__Short exercise__
Below is a block of records; reproduce all of them exactly and leave out any pictures.

..............................

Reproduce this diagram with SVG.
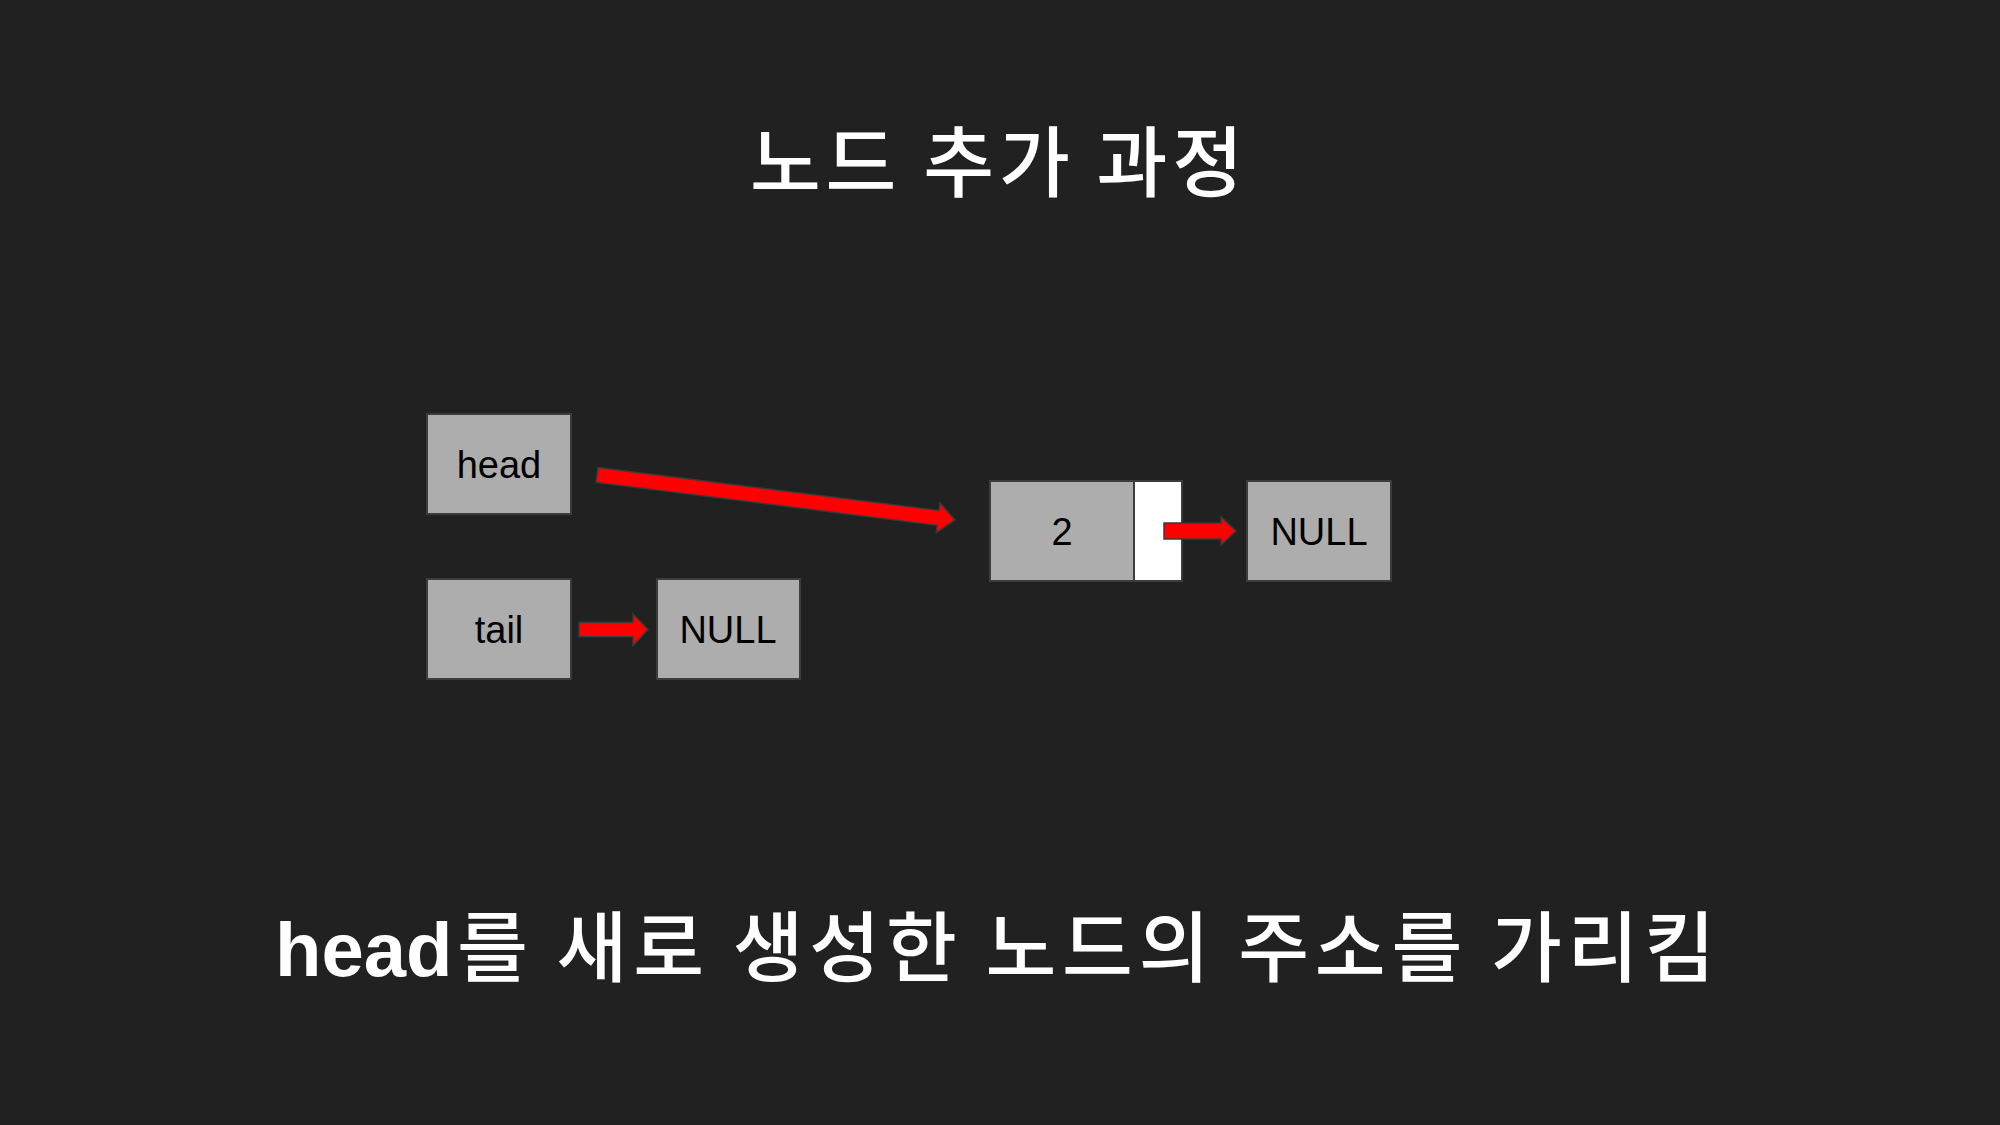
<svg xmlns="http://www.w3.org/2000/svg" width="2000" height="1125" viewBox="0 0 2000 1125">
<style>
.box{fill:#adadad;stroke:#3c3c3c;stroke-width:2}
.ptr{fill:#ffffff;stroke:#3c3c3c;stroke-width:2}
.lbl{font-family:"Liberation Sans",Arial,sans-serif;font-size:38px;fill:#000000;text-anchor:middle}
.arrow{fill:#ff0000;stroke:#3a3a3a;stroke-width:1.5;stroke-linejoin:miter}
.title{font-family:"Noto Sans CJK KR","Noto Sans",sans-serif;font-size:77px;font-weight:500;fill:#ffffff}
.cap{font-family:"Noto Sans CJK KR","Noto Sans",sans-serif;font-size:77px;font-weight:500;fill:#ffffff}
.capl{font-family:"Liberation Sans",Arial,sans-serif;font-size:76px;font-weight:bold;fill:#ffffff}
</style>
<rect width="2000" height="1125" fill="#212121"/>
<text class="title" x="750" y="191" textLength="493" lengthAdjust="spacing">노드 추가 과정</text>
<g id="head">
<rect class="box" x="427" y="414" width="144" height="100"/>
<text class="lbl" x="499" y="478">head</text>
</g>
<g id="tail">
<rect class="box" x="427" y="579" width="144" height="100"/>
<text class="lbl" x="499" y="643">tail</text>
</g>
<g id="tail-null">
<rect class="box" x="657" y="579" width="143" height="100"/>
<text class="lbl" x="728" y="643">NULL</text>
</g>
<g id="node2">
<rect class="box" x="990" y="481" width="144" height="100"/>
<rect class="ptr" x="1134" y="481" width="48" height="100"/>
<text class="lbl" x="1062" y="545">2</text>
</g>
<g id="node-null">
<rect class="box" x="1247" y="481" width="144" height="100"/>
<text class="lbl" x="1319" y="545">NULL</text>
</g>
<g id="connectors">
<polygon class="arrow" transform="translate(597,475) rotate(7.16)" points="0,-7.5 343.8,-7.5 343.8,-15 360.8,0 343.8,15 343.8,7.5 0,7.5"/>
<polygon class="arrow" points="579,622.3 633,622.3 633,614 648,629.5 633,645.7 633,636.7 579,636.7"/>
<polygon class="arrow" points="1164,523 1221,523 1221,517 1236,531 1221,545 1221,539 1164,539"/>
</g>
<text class="capl" x="275" y="976">head</text>
<text class="cap" x="457" y="976" textLength="1258" lengthAdjust="spacing">를 새로 생성한 노드의 주소를 가리킴</text>
</svg>
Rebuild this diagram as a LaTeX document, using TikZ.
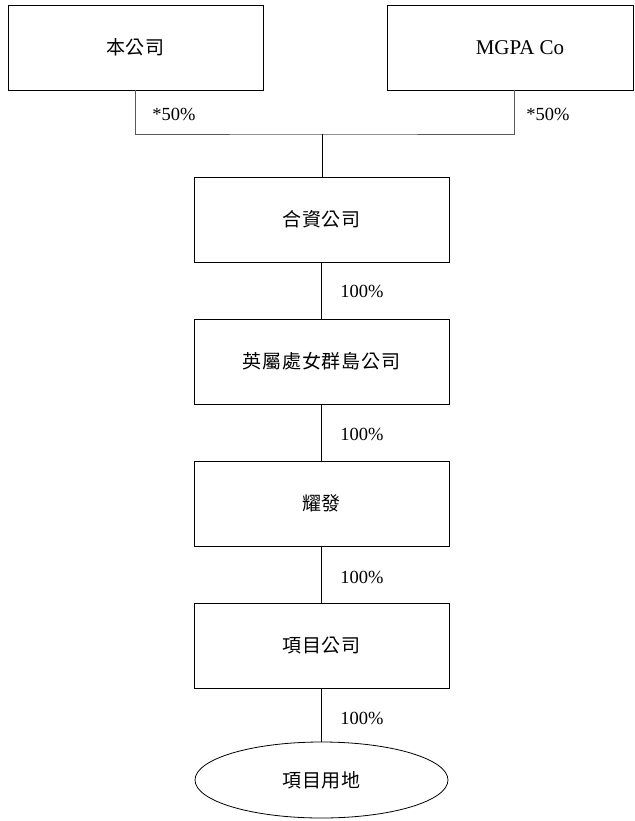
\documentclass[tikz,border=0pt]{standalone}
\usepackage{fontspec}
\setmainfont{Liberation Serif}
\newfontfamily\cjk[LetterSpace=4]{Noto Sans CJK TC}
\usetikzlibrary{shapes.geometric}
\begin{document}
\begin{tikzpicture}[x=1pt,y=-1pt,
  box/.style={draw, line width=0.8pt, rectangle, inner sep=0pt, minimum height=85pt, font=\cjk\fontsize{19}{22}\selectfont},
  oval/.style={draw, line width=0.8pt, ellipse, inner sep=0pt, minimum width=253pt, minimum height=76pt, font=\cjk\fontsize{19}{22}\selectfont},
  lbl/.style={font=\fontsize{18.5}{22}\selectfont, inner sep=0pt},
  conn/.style={line width=0.8pt}]
\useasboundingbox (0,0) rectangle (634,821);
\node[box, minimum width=255pt] (L) at (135.5,47.5) {本公司};
\node[box, minimum width=246pt, font=\fontsize{21}{24}\selectfont] (R) at (510,47.5) {\hspace*{20pt}MGPA Co};
\node[box, minimum width=255pt] (B2) at (321.5,219.5) {合資公司};
\node[box, minimum width=255pt] (B3) at (321.5,361.5) {英屬處女群島公司};
\node[box, minimum width=255pt] (B4) at (321.5,503.5) {耀發};
\node[box, minimum width=255pt] (B5) at (321.5,645.5) {項目公司};
\node[oval] (E) at (321.5,780) {項目用地};
\coordinate (j) at (322,134);
\coordinate (Rp) at ([xshift=128pt]R.south west);
\draw[conn, black!65] (L.south) |- (j) -| (Rp);
\draw[conn] (j) -- (j |- B2.north);
\draw[conn] (B2) -- (B3);
\draw[conn] (B3) -- (B4);
\draw[conn] (B4) -- (B5);
\draw[conn] (B5) -- (E);
\node[lbl] (l1) at (174,114) {*50\%};
\node[lbl] (l2) at (548,114) {*50\%};
\node[lbl] (l3) at (362,291) {100\%};
\node[lbl] (l4) at (362,434) {100\%};
\node[lbl] (l5) at (362,577) {100\%};
\node[lbl] (l6) at (362,718) {100\%};
\end{tikzpicture}
\end{document}
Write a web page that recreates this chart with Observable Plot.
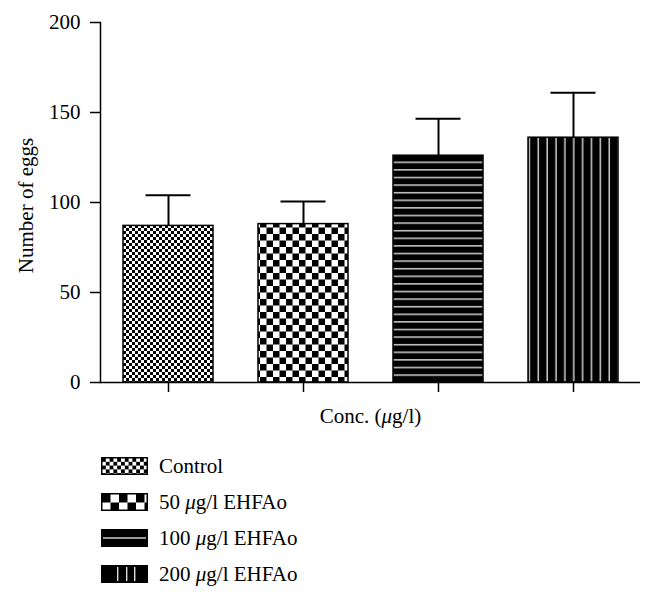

..............................

__Correct output__
Reproduce this diagram with SVG.
<svg xmlns="http://www.w3.org/2000/svg" width="2000" height="1125" viewBox="0 0 2000 1125">
<style>
.box{fill:#adadad;stroke:#3c3c3c;stroke-width:2}
.ptr{fill:#ffffff;stroke:#3c3c3c;stroke-width:2}
.lbl{font-family:"Liberation Sans",Arial,sans-serif;font-size:38px;fill:#000000;text-anchor:middle}
.arrow{fill:#ff0000;stroke:#3a3a3a;stroke-width:1.5;stroke-linejoin:miter}
.title{font-family:"Noto Sans CJK KR","Noto Sans",sans-serif;font-size:77px;font-weight:500;fill:#ffffff}
.cap{font-family:"Noto Sans CJK KR","Noto Sans",sans-serif;font-size:77px;font-weight:500;fill:#ffffff}
.capl{font-family:"Liberation Sans",Arial,sans-serif;font-size:76px;font-weight:bold;fill:#ffffff}
</style>
<rect width="2000" height="1125" fill="#212121"/>
<text class="title" x="750" y="191" textLength="493" lengthAdjust="spacing">노드 추가 과정</text>
<g id="head">
<rect class="box" x="427" y="414" width="144" height="100"/>
<text class="lbl" x="499" y="478">head</text>
</g>
<g id="tail">
<rect class="box" x="427" y="579" width="144" height="100"/>
<text class="lbl" x="499" y="643">tail</text>
</g>
<g id="tail-null">
<rect class="box" x="657" y="579" width="143" height="100"/>
<text class="lbl" x="728" y="643">NULL</text>
</g>
<g id="node2">
<rect class="box" x="990" y="481" width="144" height="100"/>
<rect class="ptr" x="1134" y="481" width="48" height="100"/>
<text class="lbl" x="1062" y="545">2</text>
</g>
<g id="node-null">
<rect class="box" x="1247" y="481" width="144" height="100"/>
<text class="lbl" x="1319" y="545">NULL</text>
</g>
<g id="connectors">
<polygon class="arrow" transform="translate(597,475) rotate(7.16)" points="0,-7.5 343.8,-7.5 343.8,-15 360.8,0 343.8,15 343.8,7.5 0,7.5"/>
<polygon class="arrow" points="579,622.3 633,622.3 633,614 648,629.5 633,645.7 633,636.7 579,636.7"/>
<polygon class="arrow" points="1164,523 1221,523 1221,517 1236,531 1221,545 1221,539 1164,539"/>
</g>
<text class="capl" x="275" y="976">head</text>
<text class="cap" x="457" y="976" textLength="1258" lengthAdjust="spacing">를 새로 생성한 노드의 주소를 가리킴</text>
</svg>
Rebuild this diagram as a LaTeX document, using TikZ.
\documentclass[tikz,border=0pt]{standalone}
\usepackage{fontspec}
\setmainfont{Liberation Serif}
\newfontfamily\cjk[LetterSpace=4]{Noto Sans CJK TC}
\usetikzlibrary{shapes.geometric}
\begin{document}
\begin{tikzpicture}[x=1pt,y=-1pt,
  box/.style={draw, line width=0.8pt, rectangle, inner sep=0pt, minimum height=85pt, font=\cjk\fontsize{19}{22}\selectfont},
  oval/.style={draw, line width=0.8pt, ellipse, inner sep=0pt, minimum width=253pt, minimum height=76pt, font=\cjk\fontsize{19}{22}\selectfont},
  lbl/.style={font=\fontsize{18.5}{22}\selectfont, inner sep=0pt},
  conn/.style={line width=0.8pt}]
\useasboundingbox (0,0) rectangle (634,821);
\node[box, minimum width=255pt] (L) at (135.5,47.5) {本公司};
\node[box, minimum width=246pt, font=\fontsize{21}{24}\selectfont] (R) at (510,47.5) {\hspace*{20pt}MGPA Co};
\node[box, minimum width=255pt] (B2) at (321.5,219.5) {合資公司};
\node[box, minimum width=255pt] (B3) at (321.5,361.5) {英屬處女群島公司};
\node[box, minimum width=255pt] (B4) at (321.5,503.5) {耀發};
\node[box, minimum width=255pt] (B5) at (321.5,645.5) {項目公司};
\node[oval] (E) at (321.5,780) {項目用地};
\coordinate (j) at (322,134);
\coordinate (Rp) at ([xshift=128pt]R.south west);
\draw[conn, black!65] (L.south) |- (j) -| (Rp);
\draw[conn] (j) -- (j |- B2.north);
\draw[conn] (B2) -- (B3);
\draw[conn] (B3) -- (B4);
\draw[conn] (B4) -- (B5);
\draw[conn] (B5) -- (E);
\node[lbl] (l1) at (174,114) {*50\%};
\node[lbl] (l2) at (548,114) {*50\%};
\node[lbl] (l3) at (362,291) {100\%};
\node[lbl] (l4) at (362,434) {100\%};
\node[lbl] (l5) at (362,577) {100\%};
\node[lbl] (l6) at (362,718) {100\%};
\end{tikzpicture}
\end{document}
Write a web page that recreates this chart with Observable Plot.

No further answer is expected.